BEGIN ENTRIES

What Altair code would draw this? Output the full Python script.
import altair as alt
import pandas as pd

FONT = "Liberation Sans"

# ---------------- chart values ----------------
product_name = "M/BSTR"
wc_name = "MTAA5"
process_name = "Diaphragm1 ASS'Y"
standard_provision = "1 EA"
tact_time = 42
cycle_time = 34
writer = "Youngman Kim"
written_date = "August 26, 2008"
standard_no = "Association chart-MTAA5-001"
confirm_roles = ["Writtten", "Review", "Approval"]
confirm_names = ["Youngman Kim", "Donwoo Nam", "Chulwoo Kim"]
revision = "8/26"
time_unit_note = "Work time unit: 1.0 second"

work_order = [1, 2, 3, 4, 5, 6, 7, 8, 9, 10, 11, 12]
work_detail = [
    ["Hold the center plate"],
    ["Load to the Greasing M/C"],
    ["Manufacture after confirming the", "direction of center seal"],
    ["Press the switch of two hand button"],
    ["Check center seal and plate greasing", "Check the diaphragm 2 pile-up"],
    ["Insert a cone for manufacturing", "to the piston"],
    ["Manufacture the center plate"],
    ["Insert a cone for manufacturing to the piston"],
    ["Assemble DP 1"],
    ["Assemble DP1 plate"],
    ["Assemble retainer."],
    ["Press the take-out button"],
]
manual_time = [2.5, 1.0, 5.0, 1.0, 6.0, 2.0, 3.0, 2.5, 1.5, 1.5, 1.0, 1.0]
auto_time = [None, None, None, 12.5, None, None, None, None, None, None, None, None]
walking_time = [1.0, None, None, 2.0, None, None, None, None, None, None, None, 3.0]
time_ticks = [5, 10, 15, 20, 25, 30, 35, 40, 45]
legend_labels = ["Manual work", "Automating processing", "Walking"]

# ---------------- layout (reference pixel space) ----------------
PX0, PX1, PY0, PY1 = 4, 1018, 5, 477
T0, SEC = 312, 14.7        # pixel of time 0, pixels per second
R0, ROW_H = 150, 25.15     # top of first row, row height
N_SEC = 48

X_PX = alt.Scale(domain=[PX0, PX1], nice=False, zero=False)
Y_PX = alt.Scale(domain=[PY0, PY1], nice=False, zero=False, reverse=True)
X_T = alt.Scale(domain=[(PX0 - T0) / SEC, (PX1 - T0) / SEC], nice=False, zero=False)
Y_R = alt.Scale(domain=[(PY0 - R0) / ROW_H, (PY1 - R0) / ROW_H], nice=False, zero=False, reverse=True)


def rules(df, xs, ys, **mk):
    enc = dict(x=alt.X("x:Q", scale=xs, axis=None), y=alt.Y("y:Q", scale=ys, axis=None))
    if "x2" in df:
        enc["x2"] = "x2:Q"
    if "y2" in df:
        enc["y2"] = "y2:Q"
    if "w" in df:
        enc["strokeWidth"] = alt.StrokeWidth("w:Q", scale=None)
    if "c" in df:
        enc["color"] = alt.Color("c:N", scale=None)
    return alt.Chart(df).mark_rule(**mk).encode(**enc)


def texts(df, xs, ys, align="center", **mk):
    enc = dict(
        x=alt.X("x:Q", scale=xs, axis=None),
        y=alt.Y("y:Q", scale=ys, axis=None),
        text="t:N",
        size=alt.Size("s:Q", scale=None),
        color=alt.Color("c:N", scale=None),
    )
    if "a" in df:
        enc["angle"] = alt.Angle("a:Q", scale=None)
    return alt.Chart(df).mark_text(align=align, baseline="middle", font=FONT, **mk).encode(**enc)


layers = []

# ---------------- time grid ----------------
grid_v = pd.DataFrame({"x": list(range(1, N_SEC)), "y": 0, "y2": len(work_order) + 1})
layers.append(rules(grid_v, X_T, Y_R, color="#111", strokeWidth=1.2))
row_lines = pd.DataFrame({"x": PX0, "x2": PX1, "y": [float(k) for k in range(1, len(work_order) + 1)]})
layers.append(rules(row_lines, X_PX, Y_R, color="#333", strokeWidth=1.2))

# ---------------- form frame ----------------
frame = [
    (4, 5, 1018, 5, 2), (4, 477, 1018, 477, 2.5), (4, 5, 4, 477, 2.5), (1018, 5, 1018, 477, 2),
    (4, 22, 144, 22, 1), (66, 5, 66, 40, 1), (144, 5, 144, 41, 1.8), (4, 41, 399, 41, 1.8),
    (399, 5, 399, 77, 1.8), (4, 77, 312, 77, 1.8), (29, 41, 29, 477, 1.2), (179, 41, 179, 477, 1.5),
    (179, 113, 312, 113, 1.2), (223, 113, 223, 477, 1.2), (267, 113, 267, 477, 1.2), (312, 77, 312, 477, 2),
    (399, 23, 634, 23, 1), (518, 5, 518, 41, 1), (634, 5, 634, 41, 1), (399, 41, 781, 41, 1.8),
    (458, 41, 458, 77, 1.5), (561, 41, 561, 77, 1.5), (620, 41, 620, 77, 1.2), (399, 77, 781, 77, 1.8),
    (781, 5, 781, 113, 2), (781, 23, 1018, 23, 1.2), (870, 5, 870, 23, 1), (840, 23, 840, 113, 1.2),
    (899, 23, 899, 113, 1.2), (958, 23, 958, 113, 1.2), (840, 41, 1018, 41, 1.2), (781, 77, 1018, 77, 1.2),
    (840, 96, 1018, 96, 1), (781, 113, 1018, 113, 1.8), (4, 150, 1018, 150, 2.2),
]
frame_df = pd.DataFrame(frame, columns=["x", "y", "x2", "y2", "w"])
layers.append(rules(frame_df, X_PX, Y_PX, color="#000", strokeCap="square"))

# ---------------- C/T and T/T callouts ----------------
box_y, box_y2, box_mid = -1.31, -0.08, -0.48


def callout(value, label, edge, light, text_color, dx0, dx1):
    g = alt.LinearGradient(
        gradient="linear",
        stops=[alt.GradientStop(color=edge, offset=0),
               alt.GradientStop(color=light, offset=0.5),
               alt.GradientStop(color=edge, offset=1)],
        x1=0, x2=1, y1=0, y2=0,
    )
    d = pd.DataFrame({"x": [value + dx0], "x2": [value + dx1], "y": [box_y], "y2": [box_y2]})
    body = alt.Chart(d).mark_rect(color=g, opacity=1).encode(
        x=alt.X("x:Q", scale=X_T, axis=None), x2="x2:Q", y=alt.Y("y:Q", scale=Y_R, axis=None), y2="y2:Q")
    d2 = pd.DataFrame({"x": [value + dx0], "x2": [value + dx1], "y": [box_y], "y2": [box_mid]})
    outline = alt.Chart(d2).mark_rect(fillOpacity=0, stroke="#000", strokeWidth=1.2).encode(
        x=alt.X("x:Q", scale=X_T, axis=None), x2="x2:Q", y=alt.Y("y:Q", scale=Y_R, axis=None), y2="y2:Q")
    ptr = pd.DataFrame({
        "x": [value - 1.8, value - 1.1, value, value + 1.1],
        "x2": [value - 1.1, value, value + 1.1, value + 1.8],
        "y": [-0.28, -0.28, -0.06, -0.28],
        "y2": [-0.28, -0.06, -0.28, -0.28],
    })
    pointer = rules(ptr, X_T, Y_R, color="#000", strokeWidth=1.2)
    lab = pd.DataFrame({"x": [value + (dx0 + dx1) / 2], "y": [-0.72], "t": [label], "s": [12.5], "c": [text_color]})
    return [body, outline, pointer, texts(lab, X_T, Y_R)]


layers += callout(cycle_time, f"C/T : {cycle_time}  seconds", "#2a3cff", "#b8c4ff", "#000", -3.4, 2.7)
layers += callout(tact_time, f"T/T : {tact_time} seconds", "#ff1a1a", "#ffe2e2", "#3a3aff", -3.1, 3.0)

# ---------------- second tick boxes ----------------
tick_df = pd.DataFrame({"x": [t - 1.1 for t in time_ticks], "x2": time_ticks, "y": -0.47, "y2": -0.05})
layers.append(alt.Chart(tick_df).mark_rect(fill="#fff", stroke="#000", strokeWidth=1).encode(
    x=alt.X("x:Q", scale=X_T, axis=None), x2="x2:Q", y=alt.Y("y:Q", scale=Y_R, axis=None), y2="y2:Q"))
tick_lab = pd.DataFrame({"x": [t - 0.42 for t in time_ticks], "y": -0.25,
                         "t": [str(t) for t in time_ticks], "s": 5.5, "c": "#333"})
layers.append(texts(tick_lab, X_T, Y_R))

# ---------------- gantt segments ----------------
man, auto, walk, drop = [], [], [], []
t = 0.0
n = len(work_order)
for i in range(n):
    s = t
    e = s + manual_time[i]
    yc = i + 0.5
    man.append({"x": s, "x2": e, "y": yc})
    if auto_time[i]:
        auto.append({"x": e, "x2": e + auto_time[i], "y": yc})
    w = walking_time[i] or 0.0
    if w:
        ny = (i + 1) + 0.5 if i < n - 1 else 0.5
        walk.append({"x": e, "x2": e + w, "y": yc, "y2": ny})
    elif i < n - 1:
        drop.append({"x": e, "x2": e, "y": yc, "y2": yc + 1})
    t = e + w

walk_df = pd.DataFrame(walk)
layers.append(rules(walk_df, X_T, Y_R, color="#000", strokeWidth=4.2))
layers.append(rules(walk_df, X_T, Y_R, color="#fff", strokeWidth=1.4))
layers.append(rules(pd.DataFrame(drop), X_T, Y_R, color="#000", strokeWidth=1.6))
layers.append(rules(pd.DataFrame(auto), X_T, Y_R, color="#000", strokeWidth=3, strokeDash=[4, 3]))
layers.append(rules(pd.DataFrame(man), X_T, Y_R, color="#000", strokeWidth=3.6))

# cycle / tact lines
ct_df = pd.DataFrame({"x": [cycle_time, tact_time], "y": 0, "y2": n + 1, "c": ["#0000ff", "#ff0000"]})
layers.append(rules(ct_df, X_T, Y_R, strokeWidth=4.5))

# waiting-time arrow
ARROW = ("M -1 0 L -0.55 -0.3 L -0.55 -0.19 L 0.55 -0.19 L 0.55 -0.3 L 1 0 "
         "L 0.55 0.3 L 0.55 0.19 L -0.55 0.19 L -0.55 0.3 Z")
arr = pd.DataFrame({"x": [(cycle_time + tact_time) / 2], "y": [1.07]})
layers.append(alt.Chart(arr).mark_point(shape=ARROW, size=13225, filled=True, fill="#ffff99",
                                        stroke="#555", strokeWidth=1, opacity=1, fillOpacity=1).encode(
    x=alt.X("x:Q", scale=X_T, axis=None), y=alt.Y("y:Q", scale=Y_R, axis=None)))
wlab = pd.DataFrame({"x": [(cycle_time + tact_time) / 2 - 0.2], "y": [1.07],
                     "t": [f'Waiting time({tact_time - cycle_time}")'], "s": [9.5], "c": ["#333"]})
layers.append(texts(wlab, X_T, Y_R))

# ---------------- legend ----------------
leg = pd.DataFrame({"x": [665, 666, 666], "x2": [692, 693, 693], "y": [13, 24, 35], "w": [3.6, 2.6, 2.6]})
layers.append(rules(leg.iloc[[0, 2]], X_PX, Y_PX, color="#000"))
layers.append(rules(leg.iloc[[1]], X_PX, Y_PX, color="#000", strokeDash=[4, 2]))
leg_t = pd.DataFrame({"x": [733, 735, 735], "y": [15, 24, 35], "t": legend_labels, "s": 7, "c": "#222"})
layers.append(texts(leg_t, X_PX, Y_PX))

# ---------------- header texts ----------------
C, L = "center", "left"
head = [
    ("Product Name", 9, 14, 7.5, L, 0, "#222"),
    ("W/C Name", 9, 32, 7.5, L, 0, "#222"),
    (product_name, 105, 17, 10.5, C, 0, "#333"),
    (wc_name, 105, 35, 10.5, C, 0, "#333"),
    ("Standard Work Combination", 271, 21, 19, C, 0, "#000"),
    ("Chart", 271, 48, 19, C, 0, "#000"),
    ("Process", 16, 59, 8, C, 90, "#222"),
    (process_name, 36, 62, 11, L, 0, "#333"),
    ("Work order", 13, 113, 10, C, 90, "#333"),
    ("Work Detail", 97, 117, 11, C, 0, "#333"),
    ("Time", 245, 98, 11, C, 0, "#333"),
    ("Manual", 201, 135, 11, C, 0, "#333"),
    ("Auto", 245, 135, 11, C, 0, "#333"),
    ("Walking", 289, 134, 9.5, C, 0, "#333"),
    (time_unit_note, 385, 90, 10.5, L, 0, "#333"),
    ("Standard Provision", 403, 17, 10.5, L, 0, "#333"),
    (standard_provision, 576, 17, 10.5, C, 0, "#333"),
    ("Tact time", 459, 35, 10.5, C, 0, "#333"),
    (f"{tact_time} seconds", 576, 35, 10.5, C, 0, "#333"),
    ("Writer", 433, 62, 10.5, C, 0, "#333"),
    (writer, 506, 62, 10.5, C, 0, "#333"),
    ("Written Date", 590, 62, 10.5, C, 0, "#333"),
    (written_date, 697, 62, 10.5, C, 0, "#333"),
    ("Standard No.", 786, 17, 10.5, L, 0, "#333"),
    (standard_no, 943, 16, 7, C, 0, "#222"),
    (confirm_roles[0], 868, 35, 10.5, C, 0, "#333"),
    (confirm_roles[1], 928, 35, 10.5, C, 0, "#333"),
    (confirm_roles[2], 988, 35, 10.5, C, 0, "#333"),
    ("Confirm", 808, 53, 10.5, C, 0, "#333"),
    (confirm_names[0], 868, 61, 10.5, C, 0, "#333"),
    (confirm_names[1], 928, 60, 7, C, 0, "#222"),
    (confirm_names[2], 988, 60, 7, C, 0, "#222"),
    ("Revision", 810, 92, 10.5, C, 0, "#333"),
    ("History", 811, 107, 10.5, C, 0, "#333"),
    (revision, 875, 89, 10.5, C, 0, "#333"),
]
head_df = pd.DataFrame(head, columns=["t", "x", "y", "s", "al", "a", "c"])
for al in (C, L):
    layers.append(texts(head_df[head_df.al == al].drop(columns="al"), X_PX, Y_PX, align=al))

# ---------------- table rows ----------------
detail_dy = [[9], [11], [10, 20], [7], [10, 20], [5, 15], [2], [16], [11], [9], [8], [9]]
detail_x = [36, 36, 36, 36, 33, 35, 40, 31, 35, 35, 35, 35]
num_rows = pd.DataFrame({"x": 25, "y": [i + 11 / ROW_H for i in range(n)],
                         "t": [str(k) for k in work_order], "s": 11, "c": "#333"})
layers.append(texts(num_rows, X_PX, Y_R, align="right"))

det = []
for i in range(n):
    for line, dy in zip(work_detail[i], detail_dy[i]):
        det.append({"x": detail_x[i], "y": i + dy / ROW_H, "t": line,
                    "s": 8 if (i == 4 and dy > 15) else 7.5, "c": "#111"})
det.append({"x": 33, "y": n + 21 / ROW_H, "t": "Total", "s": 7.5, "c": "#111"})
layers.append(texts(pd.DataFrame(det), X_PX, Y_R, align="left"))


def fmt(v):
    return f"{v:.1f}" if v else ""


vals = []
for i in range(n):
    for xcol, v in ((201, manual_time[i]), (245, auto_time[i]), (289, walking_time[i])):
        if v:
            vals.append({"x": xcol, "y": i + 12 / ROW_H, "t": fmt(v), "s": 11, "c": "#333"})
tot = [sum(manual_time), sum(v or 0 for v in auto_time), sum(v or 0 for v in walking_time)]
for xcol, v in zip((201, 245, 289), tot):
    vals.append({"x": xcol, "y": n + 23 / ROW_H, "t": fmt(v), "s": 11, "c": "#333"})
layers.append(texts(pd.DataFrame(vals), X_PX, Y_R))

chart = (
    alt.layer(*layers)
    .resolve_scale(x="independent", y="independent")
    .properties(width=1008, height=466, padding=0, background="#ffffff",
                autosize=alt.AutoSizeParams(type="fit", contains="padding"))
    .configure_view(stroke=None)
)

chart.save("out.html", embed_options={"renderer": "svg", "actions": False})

END ENTRIES
BEGIN ENTRIES

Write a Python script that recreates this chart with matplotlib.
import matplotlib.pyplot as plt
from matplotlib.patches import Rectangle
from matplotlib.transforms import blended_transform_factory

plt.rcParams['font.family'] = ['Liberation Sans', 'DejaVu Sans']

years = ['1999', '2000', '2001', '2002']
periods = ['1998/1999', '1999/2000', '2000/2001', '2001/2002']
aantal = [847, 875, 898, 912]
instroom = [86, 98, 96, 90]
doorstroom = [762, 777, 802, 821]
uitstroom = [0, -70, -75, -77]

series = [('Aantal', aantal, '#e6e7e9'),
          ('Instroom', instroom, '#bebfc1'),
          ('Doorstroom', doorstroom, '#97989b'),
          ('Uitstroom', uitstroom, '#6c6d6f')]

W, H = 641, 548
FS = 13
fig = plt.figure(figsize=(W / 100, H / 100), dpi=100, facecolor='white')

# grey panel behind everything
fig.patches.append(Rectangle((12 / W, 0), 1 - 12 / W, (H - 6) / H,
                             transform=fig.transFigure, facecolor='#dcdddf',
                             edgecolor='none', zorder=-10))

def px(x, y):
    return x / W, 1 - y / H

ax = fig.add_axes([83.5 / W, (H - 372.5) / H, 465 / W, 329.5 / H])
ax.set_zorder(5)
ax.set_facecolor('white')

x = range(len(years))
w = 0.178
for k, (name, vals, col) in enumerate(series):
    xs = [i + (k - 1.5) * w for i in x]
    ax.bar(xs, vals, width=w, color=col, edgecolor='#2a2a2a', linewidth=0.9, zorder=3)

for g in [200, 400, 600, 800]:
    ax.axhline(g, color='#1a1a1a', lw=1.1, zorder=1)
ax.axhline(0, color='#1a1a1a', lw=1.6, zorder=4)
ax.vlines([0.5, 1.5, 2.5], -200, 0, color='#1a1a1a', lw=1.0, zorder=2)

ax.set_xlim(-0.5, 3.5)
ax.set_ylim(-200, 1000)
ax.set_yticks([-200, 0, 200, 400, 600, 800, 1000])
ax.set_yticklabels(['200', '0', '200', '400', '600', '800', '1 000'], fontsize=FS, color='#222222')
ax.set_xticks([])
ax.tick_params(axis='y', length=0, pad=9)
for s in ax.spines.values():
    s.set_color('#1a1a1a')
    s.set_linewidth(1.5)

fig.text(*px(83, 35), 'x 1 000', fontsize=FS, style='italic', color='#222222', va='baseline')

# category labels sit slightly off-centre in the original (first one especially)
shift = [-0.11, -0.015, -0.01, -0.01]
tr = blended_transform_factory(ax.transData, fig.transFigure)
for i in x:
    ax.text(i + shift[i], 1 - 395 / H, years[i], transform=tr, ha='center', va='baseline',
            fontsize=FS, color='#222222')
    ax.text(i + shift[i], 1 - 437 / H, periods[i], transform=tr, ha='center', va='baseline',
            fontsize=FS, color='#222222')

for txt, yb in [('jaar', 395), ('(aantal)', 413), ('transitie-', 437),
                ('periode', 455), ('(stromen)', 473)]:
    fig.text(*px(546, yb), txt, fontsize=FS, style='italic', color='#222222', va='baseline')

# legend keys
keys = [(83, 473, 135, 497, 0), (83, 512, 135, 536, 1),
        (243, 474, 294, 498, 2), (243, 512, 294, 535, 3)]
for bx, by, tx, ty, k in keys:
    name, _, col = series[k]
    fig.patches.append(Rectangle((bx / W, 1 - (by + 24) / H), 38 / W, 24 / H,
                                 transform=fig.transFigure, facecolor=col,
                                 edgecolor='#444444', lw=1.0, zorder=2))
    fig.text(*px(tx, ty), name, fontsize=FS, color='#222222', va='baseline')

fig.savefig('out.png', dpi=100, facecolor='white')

END ENTRIES

## WHAT IS EXPECTED
Repeat the span of lines that opens with the line holding "Write a Python" and closes with the line holding "fig = plt.figure(figsize=(W", exactly as it stands.

## EXERCISE RESPONSE
Write a Python script that recreates this chart with matplotlib.
import matplotlib.pyplot as plt
from matplotlib.patches import Rectangle
from matplotlib.transforms import blended_transform_factory

plt.rcParams['font.family'] = ['Liberation Sans', 'DejaVu Sans']

years = ['1999', '2000', '2001', '2002']
periods = ['1998/1999', '1999/2000', '2000/2001', '2001/2002']
aantal = [847, 875, 898, 912]
instroom = [86, 98, 96, 90]
doorstroom = [762, 777, 802, 821]
uitstroom = [0, -70, -75, -77]

series = [('Aantal', aantal, '#e6e7e9'),
          ('Instroom', instroom, '#bebfc1'),
          ('Doorstroom', doorstroom, '#97989b'),
          ('Uitstroom', uitstroom, '#6c6d6f')]

W, H = 641, 548
FS = 13
fig = plt.figure(figsize=(W / 100, H / 100), dpi=100, facecolor='white')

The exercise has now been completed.